## [Data entries]
- - - - -

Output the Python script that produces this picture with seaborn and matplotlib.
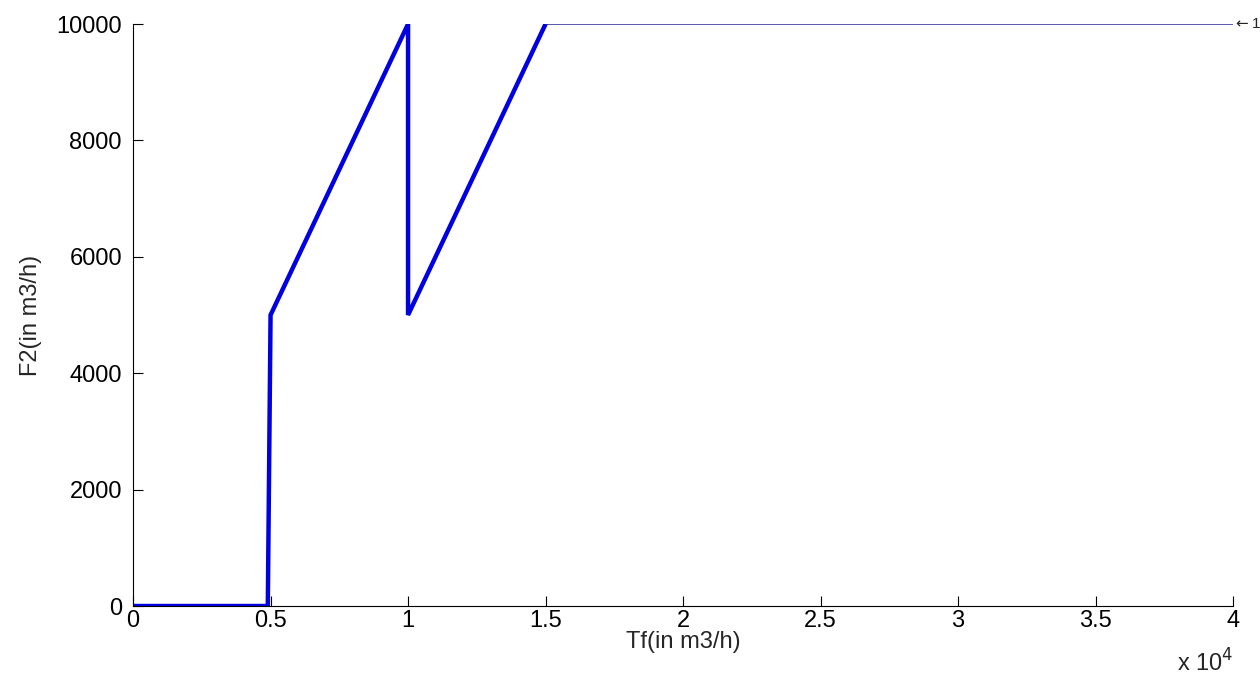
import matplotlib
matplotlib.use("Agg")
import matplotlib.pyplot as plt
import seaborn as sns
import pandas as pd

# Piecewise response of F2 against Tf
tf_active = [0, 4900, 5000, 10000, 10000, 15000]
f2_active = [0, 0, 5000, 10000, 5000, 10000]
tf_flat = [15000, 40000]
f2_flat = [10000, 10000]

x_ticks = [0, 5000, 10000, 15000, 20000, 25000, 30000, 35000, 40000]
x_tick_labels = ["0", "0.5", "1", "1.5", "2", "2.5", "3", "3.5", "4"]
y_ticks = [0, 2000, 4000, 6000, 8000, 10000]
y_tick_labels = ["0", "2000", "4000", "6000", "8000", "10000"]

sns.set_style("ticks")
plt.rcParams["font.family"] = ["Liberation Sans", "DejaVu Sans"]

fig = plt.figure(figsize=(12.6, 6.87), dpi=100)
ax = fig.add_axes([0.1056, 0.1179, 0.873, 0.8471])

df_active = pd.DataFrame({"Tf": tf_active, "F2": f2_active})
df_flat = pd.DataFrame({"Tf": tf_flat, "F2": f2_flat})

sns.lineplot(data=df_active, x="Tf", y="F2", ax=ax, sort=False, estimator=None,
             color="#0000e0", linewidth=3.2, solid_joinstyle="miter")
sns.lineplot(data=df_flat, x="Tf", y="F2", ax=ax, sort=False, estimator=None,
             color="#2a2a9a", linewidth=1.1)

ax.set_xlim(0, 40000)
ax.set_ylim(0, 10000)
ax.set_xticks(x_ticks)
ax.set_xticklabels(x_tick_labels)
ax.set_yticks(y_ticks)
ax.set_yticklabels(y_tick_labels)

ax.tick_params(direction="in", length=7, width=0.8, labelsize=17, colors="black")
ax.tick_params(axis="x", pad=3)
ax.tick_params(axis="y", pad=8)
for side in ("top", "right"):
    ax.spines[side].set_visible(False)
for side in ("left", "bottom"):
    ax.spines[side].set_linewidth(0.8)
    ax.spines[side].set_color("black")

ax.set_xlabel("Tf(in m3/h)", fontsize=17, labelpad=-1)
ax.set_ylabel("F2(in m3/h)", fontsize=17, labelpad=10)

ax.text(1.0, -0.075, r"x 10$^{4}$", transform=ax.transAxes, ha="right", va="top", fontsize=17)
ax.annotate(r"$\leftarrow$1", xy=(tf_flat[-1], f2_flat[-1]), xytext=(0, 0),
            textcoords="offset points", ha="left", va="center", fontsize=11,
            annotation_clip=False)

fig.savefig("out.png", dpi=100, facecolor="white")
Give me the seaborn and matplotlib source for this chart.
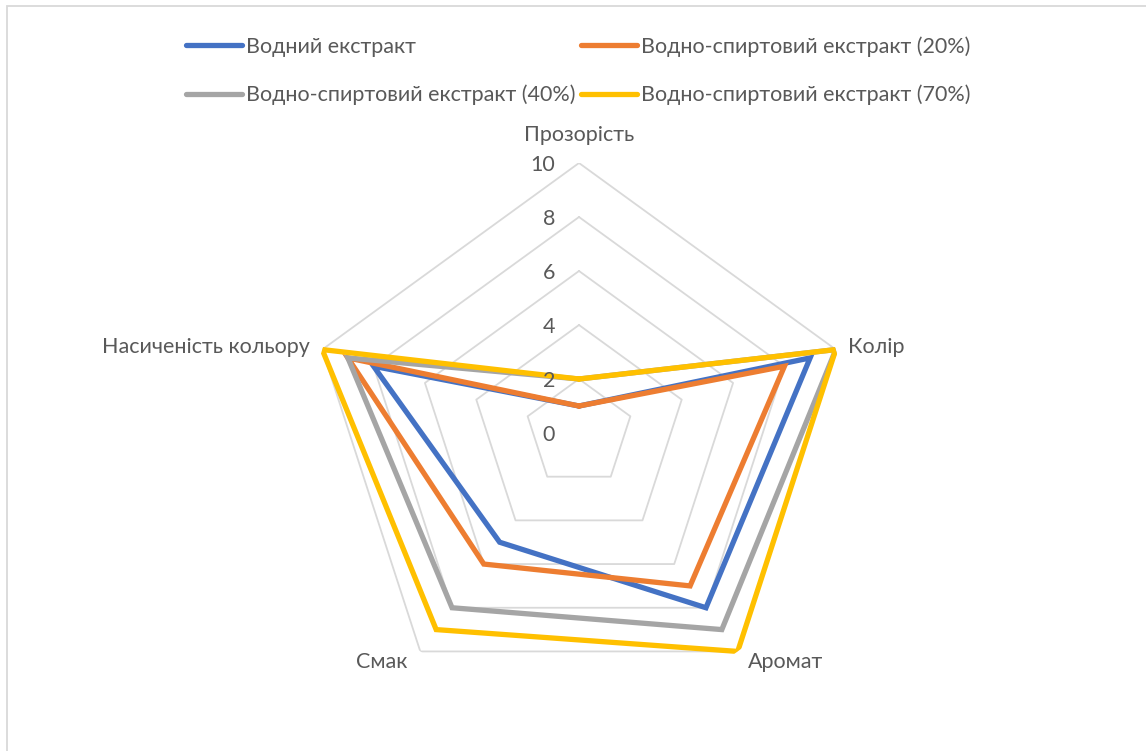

- - - - -

## [The exercise]
Without the pictures, please reproduce each line of the listing above exactly, from the first one through the line bearing "f2_flat = [10000, 10000]".

## [Written reply]
Output the Python script that produces this picture with seaborn and matplotlib.
import matplotlib
matplotlib.use("Agg")
import matplotlib.pyplot as plt
import seaborn as sns
import pandas as pd

# Piecewise response of F2 against Tf
tf_active = [0, 4900, 5000, 10000, 10000, 15000]
f2_active = [0, 0, 5000, 10000, 5000, 10000]
tf_flat = [15000, 40000]
f2_flat = [10000, 10000]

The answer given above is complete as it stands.